Presented as a collection of early super hero comics, most of the stories here feel more science fiction and crime pulp influenced to me. Actually, most of the stories reminded me more of a sort of fever dream than anything else, full of sudden twists, free of all logic except dream logic.

One unusual choice, that probably increases the disorienting feeling reading many of these stories create, is that instead of starting with origin stories and issue ones (which may have gotten a bit boring), most of what’s collected here tends be stories where the characters have already been completely developed, so it often reads like starting in the middle of a longer adventure. It didn’t bug me too much, but sometimes I wish there had been a few tales in a row featuring the same character, to get a better, deeper feel for what, if anything, was going on. Instead of just having around two hundred pages of comics, wouldn’t it have been nice if this was an eight-hundred-page omnibus?

The most well-known creators in the book are obviously Simon & Kirby, then probably Basil Wolverton and Fletcher Hanks, who both have collected editions of much or all of their work somewhat available these days (I guess the recent Fletcher Hanks collections are out of print now, which is a shame, as they’re wonderful). I loved all their work in here too, but the real stand out for me was two of the stories by Jack Cole, The Comet and The Claw Battles Daredevil. I was of course somewhat familiar with Plastic Man, though I haven’t read of ton of those yet either, but I thought his stories in the book were the most graphically advanced and definitely the most innovative, fun to look at and read. I was researching a bit more about Cole online, and according to this blog, he drew over 3,600 pages of comics. Wouldn’t a nicely scanned complete edition of his works be a great project for somebody to release someday?

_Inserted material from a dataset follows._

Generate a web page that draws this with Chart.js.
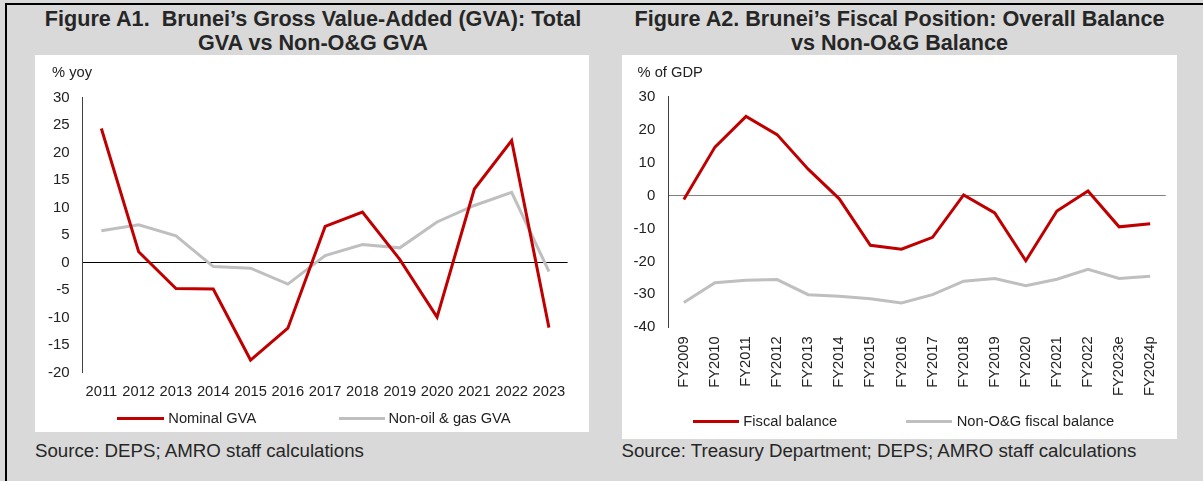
<!DOCTYPE html>
<html>
<head>
<meta charset="utf-8">
<script src="https://cdn.jsdelivr.net/npm/chart.js@4.4.1/dist/chart.umd.min.js"></script>
<style>
    body {
        margin: 0;
        width: 1203px;
        height: 481px;
        background: #d9d9d9;
        position: relative;
        overflow: hidden;
        font-family: "Liberation Sans", Arial, sans-serif;
        color: #262626;
    }
    #frame { position: absolute; left: 5px; top: 3px; right: 0; bottom: 0; border-left: 2px solid #000; border-top: 2px solid #000; }
    .panel { position: absolute; top: 55px; background: #fff; }
    .title { position: absolute; top: 7px; font-weight: bold; font-size: 21.6px; line-height: 24px; text-align: center; white-space: pre; }
    .source { position: absolute; top: 441px; font-size: 18.7px; line-height: 20px; white-space: nowrap; }
    .unit { position: absolute; top: 64px; font-size: 14.7px; line-height: 16px; color: #222; }
    .key { position: absolute; height: 3px; }
    .key-text { position: absolute; font-size: 14.7px; line-height: 18px; color: #222; white-space: nowrap; }
</style>
</head>
<body>
<div id="frame"></div>

<div class="title" style="left:35px; width:556px;">Figure A1.  Brunei’s Gross Value-Added (GVA): Total
GVA vs Non-O&amp;G GVA</div>
<div class="title" style="left:622px; width:555px;">Figure A2. Brunei’s Fiscal Position: Overall Balance
vs Non-O&amp;G Balance</div>

<div class="panel" style="left:35px; width:554px; height:377px;"><canvas id="gva-chart"></canvas></div>
<div class="panel" style="left:622px; width:555px; height:384px;"><canvas id="fiscal-chart"></canvas></div>

<div class="unit" style="left:52px;">% yoy</div>
<div class="unit" style="left:637.5px;">% of GDP</div>

<div class="source" style="left:35px;">Source: DEPS; AMRO staff calculations</div>
<div class="source" style="left:621.5px;">Source: Treasury Department; DEPS; AMRO staff calculations</div>

<script>
// Figure A1 - GVA growth, % yoy
const gva_years = ["2011", "2012", "2013", "2014", "2015", "2016", "2017", "2018", "2019", "2020", "2021", "2022", "2023"];
const nominal_gva = [24.4, 2.0, -4.7, -4.8, -17.7, -11.9, 6.6, 9.2, 0.6, -9.9, 13.4, 22.2, -11.8];
const non_og_gva = [5.8, 6.9, 4.9, -0.7, -1.0, -3.9, 1.3, 3.3, 2.7, 7.4, 10.4, 12.8, -1.6];
const gva_ticks = { min: -20, max: 30, step: 5 };

// Figure A2 - fiscal balance, % of GDP
const fiscal_years = ["FY2009", "FY2010", "FY2011", "FY2012", "FY2013", "FY2014", "FY2015", "FY2016",
    "FY2017", "FY2018", "FY2019", "FY2020", "FY2021", "FY2022", "FY2023e", "FY2024p"];
const fiscal_balance = [-1.2, 14.7, 24.0, 18.5, 8.0, -1.0, -15.1, -16.3, -12.7, 0.2, -5.3, -19.8, -4.7, 1.4, -9.5, -8.6];
const non_og_balance = [-32.5, -26.5, -25.7, -25.5, -30.1, -30.6, -31.3, -32.6, -30.1, -26.0, -25.2, -27.4, -25.4, -22.4, -25.2, -24.5];
const fiscal_ticks = { min: -40, max: 30, step: 10 };

const RED = "#c00000";
const GREY = "#bfbfbf";

Chart.defaults.font.family = "'Liberation Sans', Arial, sans-serif";
Chart.defaults.font.size = 14.7;
Chart.defaults.color = "#222";

function line_dataset(label, data, color) {
    return {
        label: label,
        data: data,
        borderColor: color,
        backgroundColor: color,
        borderWidth: 3,
        pointRadius: 0,
        tension: 0,
        fill: false
    };
}

function make_chart(canvas_id, labels, datasets, ticks, layout) {
    return new Chart(document.getElementById(canvas_id), {
        type: "line",
        data: { labels: labels, datasets: datasets },
        options: {
            responsive: true,
            maintainAspectRatio: false,
            animation: false,
            layout: { padding: layout.padding },
            plugins: {
                legend: { display: false },
                tooltip: { enabled: false }
            },
            scales: {
                x: {
                    offset: true,
                    grid: { display: false, drawTicks: false },
                    border: { display: false },
                    ticks: {
                        autoSkip: false,
                        padding: layout.x_pad,
                        minRotation: layout.rotation,
                        maxRotation: layout.rotation
                    },
                    afterFit: function(scale) { scale.height = layout.x_height; }
                },
                y: {
                    min: ticks.min,
                    max: ticks.max,
                    grid: {
                        drawTicks: false,
                        lineWidth: 1,
                        color: (ctx) => ctx.tick && ctx.tick.value === 0 ? layout.zero_color : "rgba(0,0,0,0)"
                    },
                    border: { display: true, color: "#404040", width: 1 },
                    ticks: { stepSize: ticks.step, padding: 13, font: { size: 15 } },
                    afterFit: function(scale) { scale.width = layout.y_width; }
                }
            }
        }
    });
}

// html legend, one row under each chart
function html_legend(chart, keys_x, texts_x, key_width, y) {
    chart.data.datasets.forEach((ds, i) => {
        let key = document.createElement("div");
        key.className = "key";
        key.style.left = keys_x[i] + "px";
        key.style.top = (y - 1.5) + "px";
        key.style.width = key_width + "px";
        key.style.background = ds.borderColor;
        document.body.appendChild(key);

        let text = document.createElement("div");
        text.className = "key-text";
        text.style.left = texts_x[i] + "px";
        text.style.top = (y - 9) + "px";
        text.textContent = ds.label;
        document.body.appendChild(text);
    });
}

const gva_chart = make_chart("gva-chart", gva_years, [
    line_dataset("Nominal GVA", nominal_gva, RED),
    line_dataset("Non-oil & gas GVA", non_og_gva, GREY)
], gva_ticks, {
    padding: { top: 42.7, right: 21.4, left: 0, bottom: 0 },
    y_width: 47.7,
    x_height: 59.3,
    x_pad: 10,
    rotation: 0,
    zero_color: "#000"
});

const fiscal_chart = make_chart("fiscal-chart", fiscal_years, [
    line_dataset("Fiscal balance", fiscal_balance, RED),
    line_dataset("Non-O&G fiscal balance", non_og_balance, GREY)
], fiscal_ticks, {
    padding: { top: 41.7, right: 6.3, left: 0, bottom: 0 },
    y_width: 46.3,
    x_height: 111.7,
    x_pad: 9,
    rotation: 90,
    zero_color: "#808080"
});

html_legend(gva_chart, [117.3, 338.7], [168.3, 388.4], 46.5, 418.3);
html_legend(fiscal_chart, [693.3, 906], [743.3, 956.7], 46, 421);
</script>
</body>
</html>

If there’s a fault with this book, I’d say a few of the stories didn’t do much for me, and had a real amateurish feel, with some occasional really low-level writing. However, overall, I was kind of shocked by how great the art and writing was on the vast majority of the early comic books collected in here. It’s kind of a weird bit of fate that these comics ended up as public domain obscurities, while other books from the same era, that were certainly no better than most of what’s collected here, have ended up becoming billion-dollar evergreen products.